* MATERIAL PROVIDED
begin

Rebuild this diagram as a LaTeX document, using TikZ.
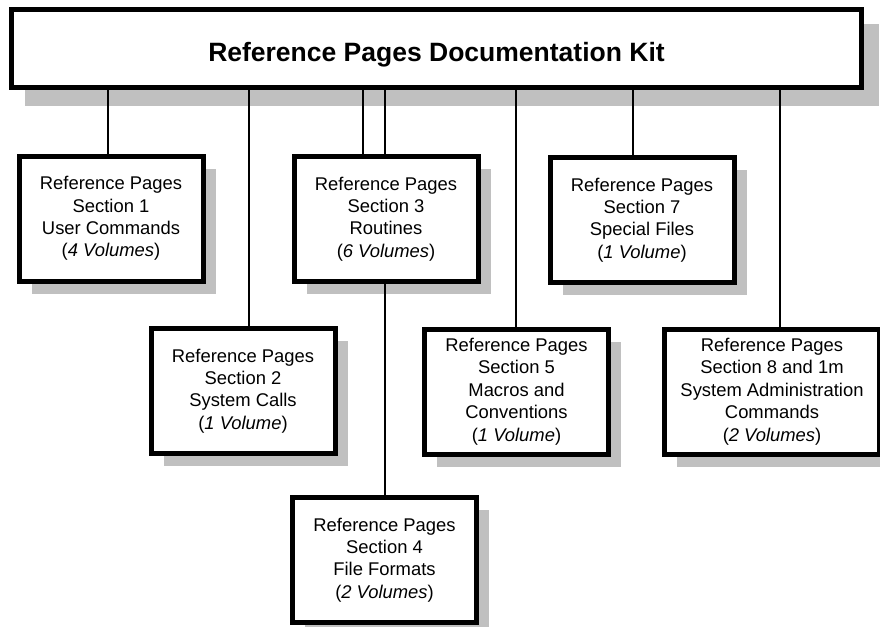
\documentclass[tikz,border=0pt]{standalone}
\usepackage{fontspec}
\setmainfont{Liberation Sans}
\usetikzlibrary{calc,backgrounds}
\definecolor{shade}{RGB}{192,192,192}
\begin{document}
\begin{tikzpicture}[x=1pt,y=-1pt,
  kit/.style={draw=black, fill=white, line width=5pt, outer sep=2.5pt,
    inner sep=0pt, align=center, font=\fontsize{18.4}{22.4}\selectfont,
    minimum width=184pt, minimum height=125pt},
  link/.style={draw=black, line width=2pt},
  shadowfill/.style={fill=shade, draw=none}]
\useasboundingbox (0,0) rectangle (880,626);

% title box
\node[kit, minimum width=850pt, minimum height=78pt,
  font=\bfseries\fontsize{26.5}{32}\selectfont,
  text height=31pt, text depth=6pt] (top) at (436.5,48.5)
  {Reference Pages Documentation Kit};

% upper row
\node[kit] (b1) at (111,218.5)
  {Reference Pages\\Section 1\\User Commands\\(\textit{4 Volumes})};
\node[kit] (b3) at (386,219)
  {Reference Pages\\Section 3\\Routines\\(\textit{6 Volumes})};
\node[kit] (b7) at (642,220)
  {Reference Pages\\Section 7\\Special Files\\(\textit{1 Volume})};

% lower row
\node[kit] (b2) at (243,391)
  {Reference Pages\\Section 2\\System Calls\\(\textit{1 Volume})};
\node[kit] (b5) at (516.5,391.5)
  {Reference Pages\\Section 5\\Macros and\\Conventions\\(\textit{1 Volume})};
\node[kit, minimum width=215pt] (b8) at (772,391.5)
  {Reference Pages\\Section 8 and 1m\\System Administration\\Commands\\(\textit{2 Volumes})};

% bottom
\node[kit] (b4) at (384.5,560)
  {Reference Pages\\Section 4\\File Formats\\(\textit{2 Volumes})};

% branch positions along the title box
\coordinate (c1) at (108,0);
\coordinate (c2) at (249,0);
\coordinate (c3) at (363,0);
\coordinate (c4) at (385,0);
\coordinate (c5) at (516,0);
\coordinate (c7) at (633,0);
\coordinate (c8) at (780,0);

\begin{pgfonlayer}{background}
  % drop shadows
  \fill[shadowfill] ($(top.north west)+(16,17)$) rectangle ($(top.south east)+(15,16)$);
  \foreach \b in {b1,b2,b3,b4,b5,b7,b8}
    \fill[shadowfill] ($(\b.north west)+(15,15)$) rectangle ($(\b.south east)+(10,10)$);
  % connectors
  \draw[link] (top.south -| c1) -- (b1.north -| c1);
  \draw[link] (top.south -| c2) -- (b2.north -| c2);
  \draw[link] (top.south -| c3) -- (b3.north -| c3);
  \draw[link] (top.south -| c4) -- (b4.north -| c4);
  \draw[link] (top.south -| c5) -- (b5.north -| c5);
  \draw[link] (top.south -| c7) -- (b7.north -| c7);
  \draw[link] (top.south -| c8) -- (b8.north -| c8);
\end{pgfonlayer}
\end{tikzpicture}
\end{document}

end

* GIVEN PROBLEM
Set the lines above down again, word for word, from the first through the one containing "(0,0) rectangle (880,626);"; pictures excluded.

* EXERCISE RESULT
Rebuild this diagram as a LaTeX document, using TikZ.
\documentclass[tikz,border=0pt]{standalone}
\usepackage{fontspec}
\setmainfont{Liberation Sans}
\usetikzlibrary{calc,backgrounds}
\definecolor{shade}{RGB}{192,192,192}
\begin{document}
\begin{tikzpicture}[x=1pt,y=-1pt,
  kit/.style={draw=black, fill=white, line width=5pt, outer sep=2.5pt,
    inner sep=0pt, align=center, font=\fontsize{18.4}{22.4}\selectfont,
    minimum width=184pt, minimum height=125pt},
  link/.style={draw=black, line width=2pt},
  shadowfill/.style={fill=shade, draw=none}]
\useasboundingbox (0,0) rectangle (880,626);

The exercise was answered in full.